His warning for the other side is that, by insisting on orthodoxy among elected officials, progressives risk not only chiding candidates, but putting off potential supporters. "That's going to translate to voters as saying, 'if you have beliefs that are at odds with the party platform, you're not welcome any more,'" Sullivan says.

It's clear from the amount of ongoing protests and striking fundraising numbers being posted by traditional party organizations and the new groups that Democrats have been highly energized by the Trump presidency. Getting their core supporters excited about voting is the first step in returning to power -- and may be enough to propel the party to big victories in the midterm elections next year.

But regaining strength on a national basis requires more than firing up the base. Winning requires building coalitions, an act that by its nature means making peace with individuals and groups who hold different perspectives. Politics is all about creating as big a movement as possible among actors whose beliefs overlap, but don't line up entirely. "This quest for purity at the end of the day is a self-defeating strategy, because you end up narrowing your appeal, not increasing it," Brown says.
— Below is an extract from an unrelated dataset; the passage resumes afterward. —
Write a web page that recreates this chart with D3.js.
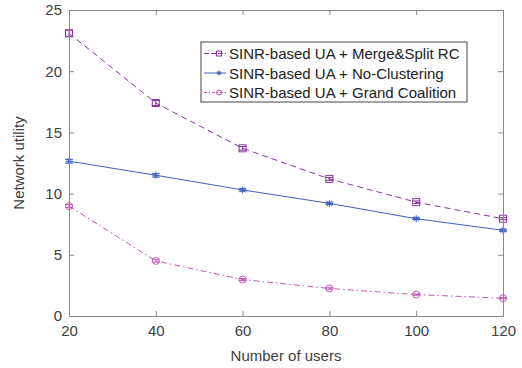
<!DOCTYPE html>
<html>
<head>
<meta charset="utf-8">
<script src="https://cdn.jsdelivr.net/npm/d3@7"></script>
<style>
  html, body { margin: 0; padding: 0; background: #fff; }
  svg { display: block; font-family: "Liberation Sans", Arial, sans-serif; }
</style>
</head>
<body>
<svg id="chart" width="522" height="368"></svg>
<script>
// Number of users on the x axis
const users = [20, 40, 60, 80, 100, 120];

// Network utility per scheme
const mergeSplit   = [23.1, 17.4, 13.7, 11.2, 9.3, 7.95];
const noClustering = [12.65, 11.5, 10.3, 9.2, 7.95, 7.0];
const grandCoal    = [8.98, 4.5, 2.98, 2.25, 1.75, 1.45];

// Half-width of the confidence interval at each point
const mergeErr = [0.25, 0.2, 0.15, 0.12, 0.1, 0.08];
const noclErr  = [0.15, 0.15, 0.1, 0.1, 0.08, 0.08];
const grandErr = [0.12, 0.1, 0.08, 0.06, 0.05, 0.05];

const xTicks = [20, 40, 60, 80, 100, 120];
const yTicks = [0, 5, 10, 15, 20, 25];

const seriesNames = [
  "SINR-based UA + Merge&Split RC",
  "SINR-based UA + No-Clustering",
  "SINR-based UA + Grand Coalition"
];

const series = [
  { name: seriesNames[0], values: mergeSplit, err: mergeErr, color: "#8a35a0", dash: "6,4", legendDash: "5,2", marker: "square" },
  { name: seriesNames[1], values: noClustering, err: noclErr, color: "#3f5fbf", dash: null, legendDash: null, marker: "star" },
  { name: seriesNames[2], values: grandCoal, err: grandErr, color: "#c656b5", dash: "6,3,1.5,3", legendDash: "3,2,1,2", marker: "circle" }
];

const svg = d3.select("#chart");
const mLeft = 69, mRight = 503, mTop = 10, mBottom = 316;

const x = d3.scaleLinear().domain([20, 120]).range([mLeft, mRight]);
const y = d3.scaleLinear().domain([0, 25]).range([mBottom, mTop]);

const axisColor = "#888";
const textColor = "#404040";

// Series lines, error bars and markers
const line = d3.line().x((d, i) => x(users[i])).y(d => y(d));

function drawMarker(g, type, cx, cy, color, size) {
  const h = size / 2;
  if (type === "square") {
    g.append("rect").attr("x", cx - h).attr("y", cy - h).attr("width", size).attr("height", size)
      .attr("fill", "none").attr("stroke", color).attr("stroke-width", 1);
  } else if (type === "circle") {
    g.append("circle").attr("cx", cx).attr("cy", cy).attr("r", h)
      .attr("fill", "none").attr("stroke", color).attr("stroke-width", 1);
  } else if (type === "star") {
    const r = h;
    [[-r, 0, r, 0], [0, -r, 0, r], [-r * 0.7, -r * 0.7, r * 0.7, r * 0.7], [-r * 0.7, r * 0.7, r * 0.7, -r * 0.7]]
      .forEach(s => g.append("line").attr("x1", cx + s[0]).attr("y1", cy + s[1])
        .attr("x2", cx + s[2]).attr("y2", cy + s[3]).attr("stroke", color).attr("stroke-width", 1));
  }
}

series.forEach(s => {
  const g = svg.append("g");
  g.append("path").datum(s.values).attr("d", line)
    .attr("fill", "none").attr("stroke", s.color).attr("stroke-width", 1)
    .attr("stroke-dasharray", s.dash);
  s.values.forEach((v, i) => {
    const cx = x(users[i]);
    const y1 = y(v + s.err[i]), y0 = y(v - s.err[i]);
    g.append("line").attr("x1", cx).attr("x2", cx).attr("y1", y1).attr("y2", y0)
      .attr("stroke", s.color).attr("stroke-width", 1);
    [y1, y0].forEach(yy => g.append("line").attr("x1", cx - 4).attr("x2", cx + 4)
      .attr("y1", yy).attr("y2", yy).attr("stroke", s.color).attr("stroke-width", 1));
    drawMarker(g, s.marker, cx, y(v), s.color, 7);
  });
});

// Axes with box (ticks inward on all four sides)
const tickLen = 5;
const xAxis = d3.axisBottom(x).tickValues(xTicks).tickSize(-tickLen).tickPadding(9);
const yAxis = d3.axisLeft(y).tickValues(yTicks).tickSize(-tickLen).tickPadding(7);
const xTop = d3.axisTop(x).tickValues(xTicks).tickSize(-tickLen).tickFormat("");
const yRight = d3.axisRight(y).tickValues(yTicks).tickSize(-tickLen).tickFormat("");

function style(g) {
  g.selectAll("path, line").attr("stroke", axisColor).attr("stroke-width", 1);
  g.selectAll("text").attr("fill", textColor).style("font-size", "15px")
    .style("font-family", "'Liberation Sans', Arial, sans-serif");
}

svg.append("g").attr("transform", `translate(0,${mBottom})`).call(xAxis).call(style);
svg.append("g").attr("transform", `translate(${mLeft},0)`).call(yAxis).call(style);
svg.append("g").attr("transform", `translate(0,${mTop})`).call(xTop).call(style);
svg.append("g").attr("transform", `translate(${mRight},0)`).call(yRight).call(style);

// Axis titles
svg.append("text").attr("x", (mLeft + mRight) / 2).attr("y", 361).attr("text-anchor", "middle")
  .attr("fill", textColor).style("font-size", "15px").text("Number of users");
svg.append("text").attr("transform", `translate(24,${(mTop + mBottom) / 2}) rotate(-90)`)
  .attr("text-anchor", "middle").attr("fill", textColor).style("font-size", "15px").text("Network utility");

// Legend
const lg = svg.append("g");
const lx = 201, ly = 42, lw = 266, lh = 60;
lg.append("rect").attr("x", lx).attr("y", ly).attr("width", lw).attr("height", lh)
  .attr("fill", "#fff").attr("stroke", "#444").attr("stroke-width", 1);
series.forEach((s, i) => {
  const cy = ly + 11.5 + i * 19.5;
  lg.append("line").attr("x1", lx + 3).attr("x2", lx + 25).attr("y1", cy).attr("y2", cy)
    .attr("stroke", s.color).attr("stroke-width", 1)
    .attr("stroke-dasharray", s.legendDash);
  drawMarker(lg, s.marker, lx + 18, cy, s.color, 5);
  lg.append("text").attr("x", lx + 28).attr("y", cy + 5.5).attr("fill", "#222")
    .style("font-size", "15px").text(s.name);
});
</script>
</body>
</html>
Partisans on the left may argue that the presidency was lost because people who shared their ideological beliefs were insufficiently motivated by Clinton's candidacy to turn out to vote. There may be some truth to that, but Brown warns that parties can seldom recover voters whose affections they've lost. "You have to go forward and start pushing into the opposing party's base," he says, "where they have started to ignore their supporters."